Lost In Japan: Day 9 – Hello Shinjuku

For these posts in Japan I actually wrote the bulk of the text during downtime (train/plane/bus journeys and late evenings mostly) so I could have a nice way to properly look back on my honeymoon.

Yet again we are on the move. There was still so much in Kyoto that we did not get a chance to do in the two days we spent touristing about. Still, I guess that’s why I am planning trip number two for… who knows when. All I know is that Nara, Osaka and Sendai are candidate cities.

After a breakfast of rather delicious pastries from the Kyoto station (my favourite was the pesto and bacon one). 

It was all aboard the Hikari line once more (fourth time now) for our two and three-quarter hour trip to Tokyo. Apart from a woman who dropped her phone between the train and the platform. I think we had to leave her behind as well as her husband and an older couple who I am venturing were her parents. Every modern commuters worst nightmare!

Of course, we brought some bento boxes with us. It took us ages to decide on the ones we wanted (the agony of choice) but I went for pure cosmetics and got one with Mt Fuji on it. Makes sense since this this trip is meant to afford some of the best views as long as you sit on the left hand side of the train. Being saddos (or smartos) we got a later train just for this view… which sadly never materialised because it was too cloudy,

I also opted to go for some Hikaru Utada music for some of the journey. Listening to J-Pop on a bullet train? Talk about living the dream! I just wish I had a CD player to play the Hikaru Utada album I bought in Hiroshima.

List Item: Try half of the combined 1001 food books

Food item: Umeboshi

Since this was one of the first days on this trip where I might not have been able to link back to a particular food/sight/other list item I was on the lookout for one of two foods. Luckily for me, I managed to find a dessert onigiri that contained umeboshi (pickled plum).

Hubby opted, as his dessert choice, some mochi triangles stuffed with sweet potato. I might have swapped some riceball away in order to try this.

Konichiwa Tokyo! And hello Shinjuku, the base for our remaining time in Japan. But before we explore a bit, it’s time to settle into the hotel and think about dinner.

Food item: Fugu

Before heading for Japan my mum tried to make me promise that I wouldn’t have fugu. I could not make that promise. The thing is, if something is safe enough that there is a restaurant chain (think more Prezzo than Pizza Hut) where parents feel able to bring their children… what is there to worry?

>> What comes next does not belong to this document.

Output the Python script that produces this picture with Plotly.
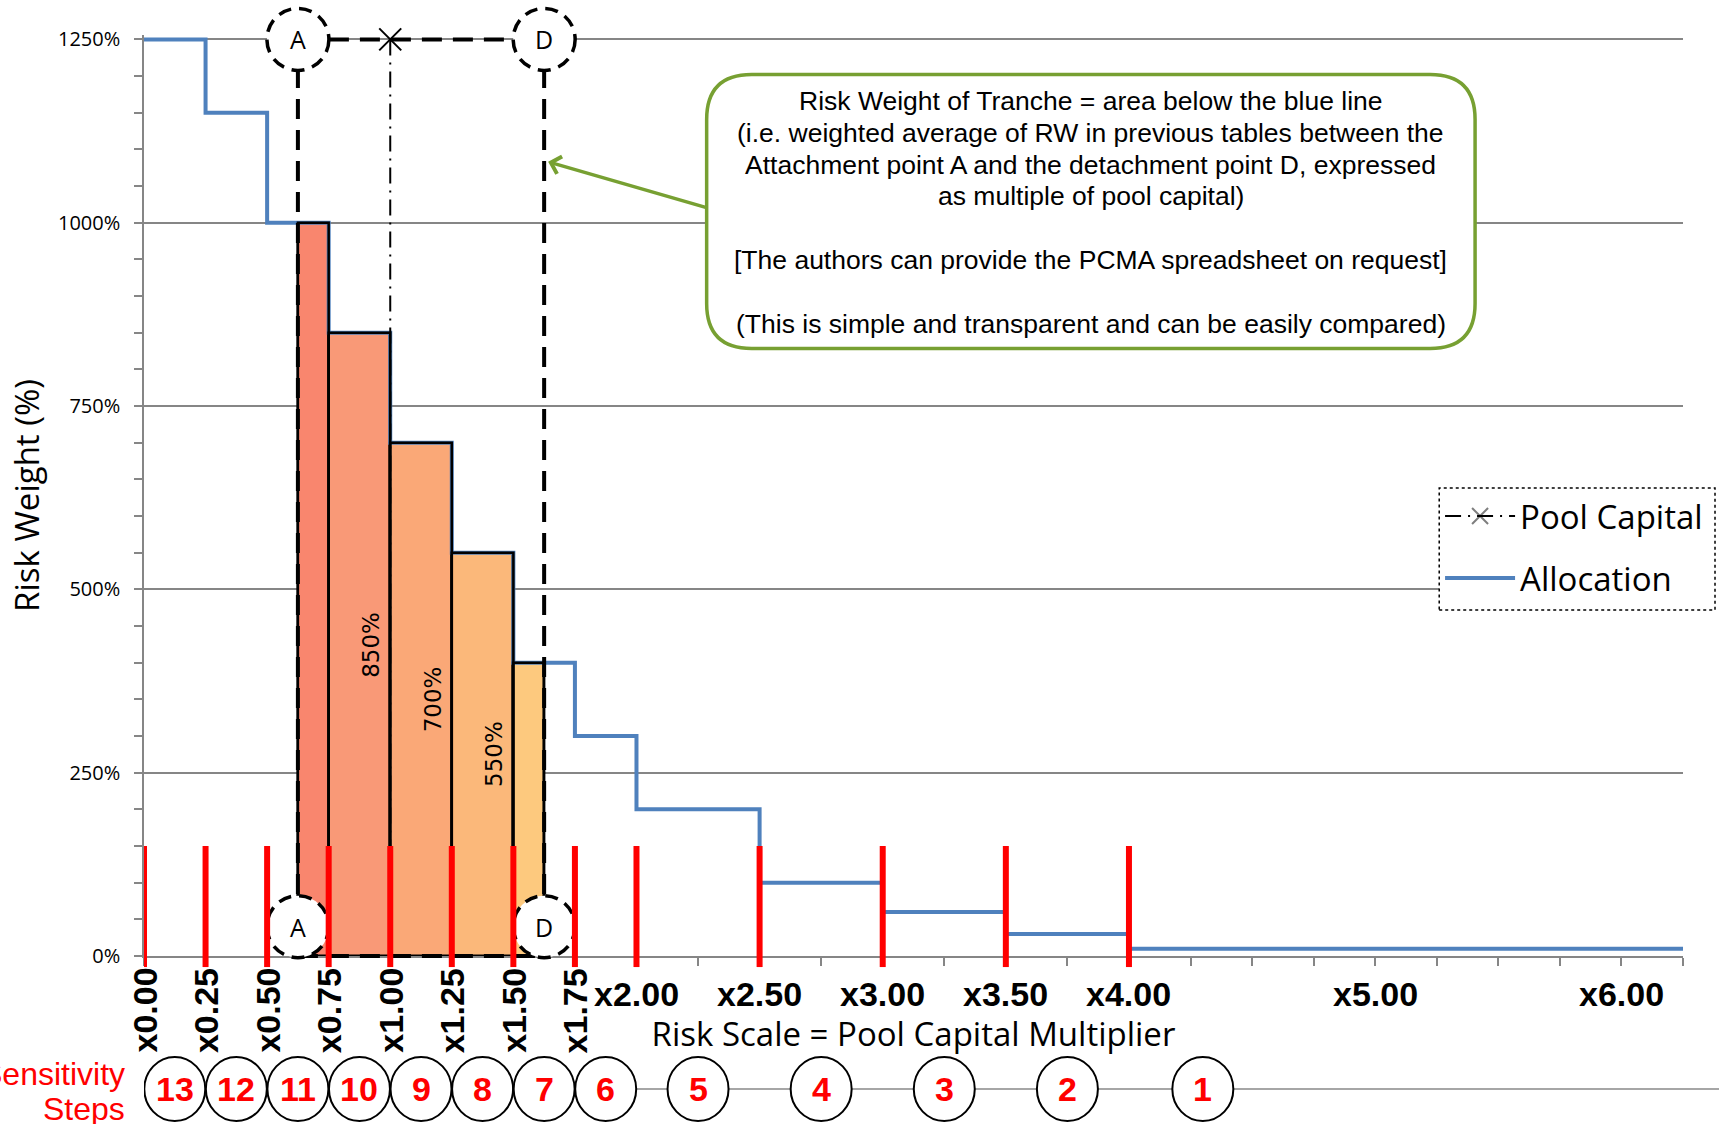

That’s pretty much my thought on the matter. So we went to Torafufu in Shinjuku (eventually, because Tripadvisor sent us the wrong way) in order to try fugu – in three different ways: sashimi, battered meat and fried skin.

When sliced for sashimi it doesn’t really taste of much. We had a soy-ponzu sauce with the fugu and you actually needed it. I have to say that it was a lot nicer deep-fried. It tasted a lot like cod cheeks/kibbeling when deep fried. Although, I have never had to contend with a deep fried pectoral fin before. The fried skin? Well there isn’t much to say other than it tasted like the salt and cayenne pepper it was seasoned with.

Progress: 766/933

After defying death it was time to explore Shinjuku… and I have to say that, as an area, it felt like Time Square on ‘shrooms. The whole place is a marvel of neon signs, huge buildings and crowds of people. I can see how it can be easy to get lost in the hustle and bustle.

We decided that we would just follow the lights. It lead us to a seven floor arcade, a 17-screen cinema that was showing Pixels (remember that film?) at 1am and so many many restaurants.IMG_2607

Now for most of this I was walking ahead like an eager-eyed child, but eventually I have hubby the reins and said he should choose the next direction. That is how was accidentally ended up in the “sex area” of Shinjuku. We found this out because a guy came up asking if we wanted beer, sex or massages. Saying no to these he got very affronted and basically yelled “well what do you want then, this is the sex area”. Now I’ve never met a purveyor of sex before, but he seemed awfully rude. I did my best not to guffaw and hubby quickly led us back out and I took the reins once more.

The long exploring and altercation with a sex salesman made us hungry again, so we broke a little rule of ours and bought a snack in Burger King. The rule being that it had to be Japan exclusive – so we got a Shogun burger, because why not.